In both instances, the first meeting is a visit to the zoo when the kids are full of boundless optimism and fun and barely notice the man with the camera. As time goes by (quickly and to great effect via projected film clips of each child – Tim Hope, AV design, on a set by Georgia Hopkins, lighting Christopher Page) the inevitable awareness kicks in and manipulation, on both sides of the camera, with it.
“I don’t create your lives, I follow them,” Gerry protests at one point. Watching now, in the age of reality TV, this is naive to the point of absurdity, but highlights the societal changes since 1964/1972 (Enright’s start point). The ideas and assumptions from back then seem innocent in the extreme, and not just from the point of view of the kids. At a time when pedophilia and its uncovering is a daily public occurrence, there is something “off” in the idea of a man and a camera following a mob of children in their vulnerable growing up years. Could it happen now? Would parents permit it? Probably not.

What transpires, over the years, in A Man With Five Children, are the events – small and large – of everyday life. Love, loss, babies, no babies, success, failure, dreams and nightmares. Ambitions and expectations are recalibrated or forgotten (“I don’t remember saying that. Did I really?”) in ways we can all recognise and share.

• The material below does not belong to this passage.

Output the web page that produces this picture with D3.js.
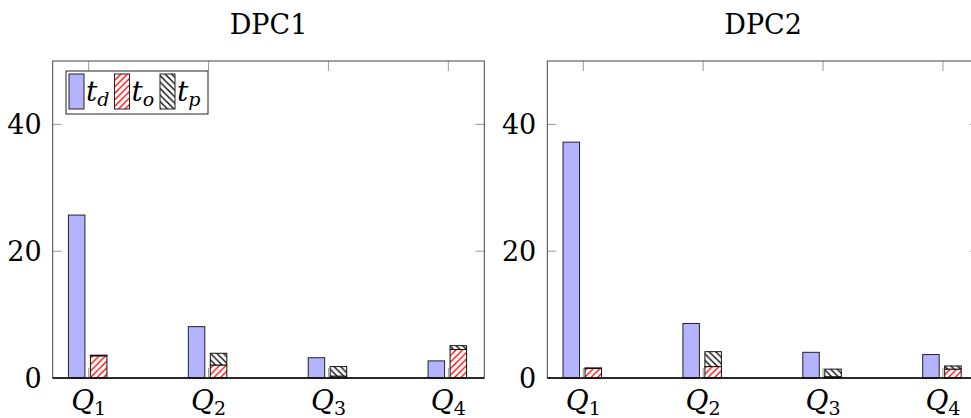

Joining the five, as they become adults, are their variously significant others (Anthony Taufa, Ildiko Susany and Aaron Tsindos) who – with the kids/adults – give uniformly beautiful, nuanced, heartfelt and intelligent performances. Whether writ large on-screen or on stage, this group of actors, directed in a complex visual, emotional and textual tapestry by Anthony Skuse, are immensely watchable and engrossing.
That this remains so across their lives to 35, in two hours plus interval, is almost entirely due to the professionalism and commitment of these actors in the face of the central character of Gerry the filmmaker. In this opening night performance at least (8 June) he was a charmless, blustering presence. Every utterance was delivered in a blaring monotone that lacked apparent conviction, comprehension or credibility. This human foghorn wasn’t helped by a soundscape that started out aurally bombastic and insanely repetitive and didn’t improve.
All credit to Chenoa Deemal, Jody Kennedy, Anthony Taufa, Charlotte Hazzard, Taylor Wiese, Ildiko Susany and Aaron Tsindos for maintaining the integrity of the play and their roles in it – extraordinary effort. A Man With Five Children is by turns, very funny and also shockingly sad, entertaining and thought-provoking. Again, the tragedy of Nick Enright’s premature death is underlined: he would have given us so much more. Meanwhile, if someone can get Jeremy Waters to put a sock in it and be Gerry, rather than ACT, it will be even better than it already is.